The World Bank is approaching the global energy challenge from four angles:
- Increasing our focus on countries with low levels of energy access that have prioritized energy issues in their country strategies with the World Bank
- Helping to mainstream sector-wide approaches for universal energy access in more than 18 countries, like in Myanmar where we recently committed $400 million to bring electricity to over 6 million people by 2021
- Supporting mobilization of sector-level financing through what we call an investment prospectus, working with other development partners and private sector stakeholders
- Working to build global knowledge on energy access through products such as:
- GTF (Global Tracking Framework), new edition launched in April 2017
- MTF (Multi-Tier Framework), new edition to be launched in FY18
- RISE (Regulatory Indicators in Sustainable Energy Report), launched in February 2017
- SEAR (State of Energy Access Report), launched in May 2017
The World Bank also aims to bring in private sector funding for clean energy, with the objective of mobilizing $25 billion of commercial funds over FY16–FY20. That is more than double the amount mobilized over the past five-year period.
We help with the development of energy systems based on lowest-cost options with an emphasis on renewable sources such as solar, hydropower, wind and geothermal, with a keen focus on energy efficiency. Projects support achievement of universal access to electricity and modern household fuels, as well as improved utility performance and governance of the sector.
The World Bank also aids client countries with policy and financial innovations. For example, in the MENA region, the World Bank is supporting the development of a significant concentrated solar power (CSP) initiative with long term storage and development of innovative applications of CSP technology. It is working on large scale deployment of innovative technologies such as floating solar, and wind-solar hybrids in India. And the Global Geothermal Development Plan mobilizes new concessional financing for risky and capital intensive upstream phases of geothermal development to catalyze investment in all other stages of the value chain, unlocking geothermal potential from Indonesia to the Caribbean.
In countries with low energy access, the priority is provide people with affordable and reliable electricity access.
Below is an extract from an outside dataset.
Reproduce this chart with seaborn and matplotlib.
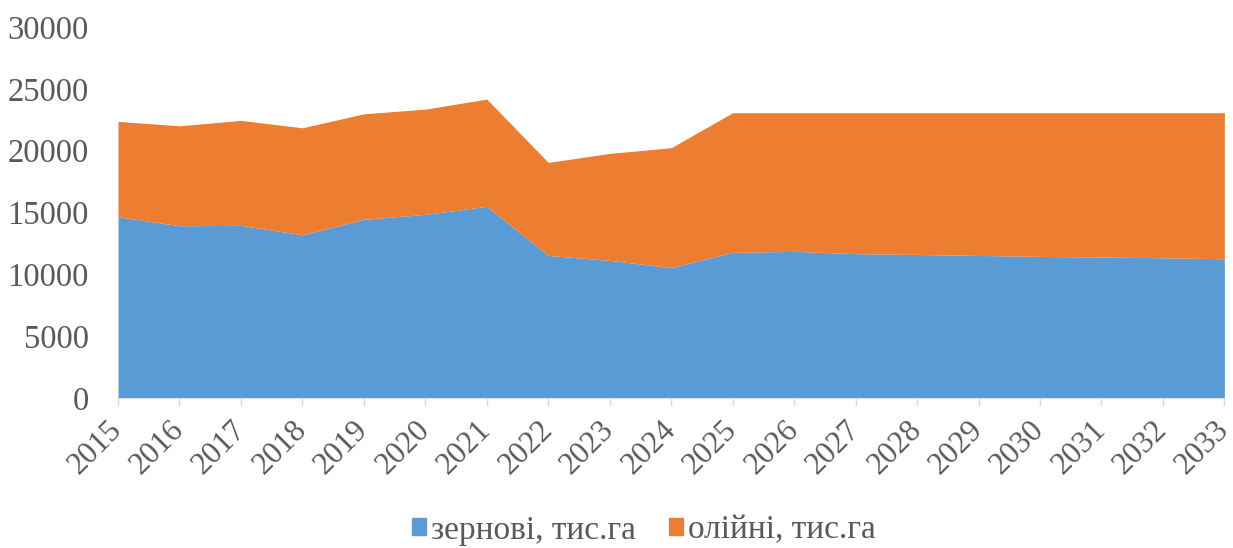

Grid, mini-grid, and off-grid solutions are pursued, while engagement in cleaner cooking and heating solutions is expanding. The Bank is supporting countries in their efforts to increase access to cleaner, more efficient cooking and heating solutions, with projects in more than 15 countries, including regional programs in Asia, Africa and Central America.
Countries vary greatly in their ability to transition to sustainable energy sources and in some cases, natural gas is an important bridging or transitional fuel. Gas is often the least-cost means of providing a flexible source of electricity when demand and supply fluctuate. The World Bank is helping countries develop national and regional gas markets and, where it makes economic sense, use natural gas as an alternative to coal and biomass.
We also recognize the global challenge of balancing energy for development with its impact on climate change and strive to help client countries realize affordable alternatives to coal power. There has been no WBG financing for “greenfield” coal-fired power plants since 2010.
The World Bank also supports strategic global partnerships and programs such as the Global Gas Flaring Reduction Partnership (GGFR) and Energy Sector Management Assistance Program (ESMAP). ESMAP is a global knowledge and technical assistance program that supports World Bank development projects and helps shape global energy policy. It focuses on helping countries reach their 2030 energy goals through work in Energy Access, Renewable Energy, Energy Efficiency, Energy Subsidy Reform, and Governance, Markets, and Planning, while emphasizing Gender and Small Island Developing States. It also supports the SEforALL Knowledge Hub to generate the comprehensive data and analytical tools to help governments craft policies that attract investments and track progress toward SDG7. Key initiatives include the Global Geothermal Development Plan and Renewable Energy Resource Mapping and support to Lighting Global and EDGE Buildings. In FY14-16, ESMAP’s analytical work and technical assistance informed $4.8 billion in World Bank IDA and IBRD lending through 250 activities in 130 countries. In turn, these lending projects leveraged a further $4.6 billion from public, private, and other sources.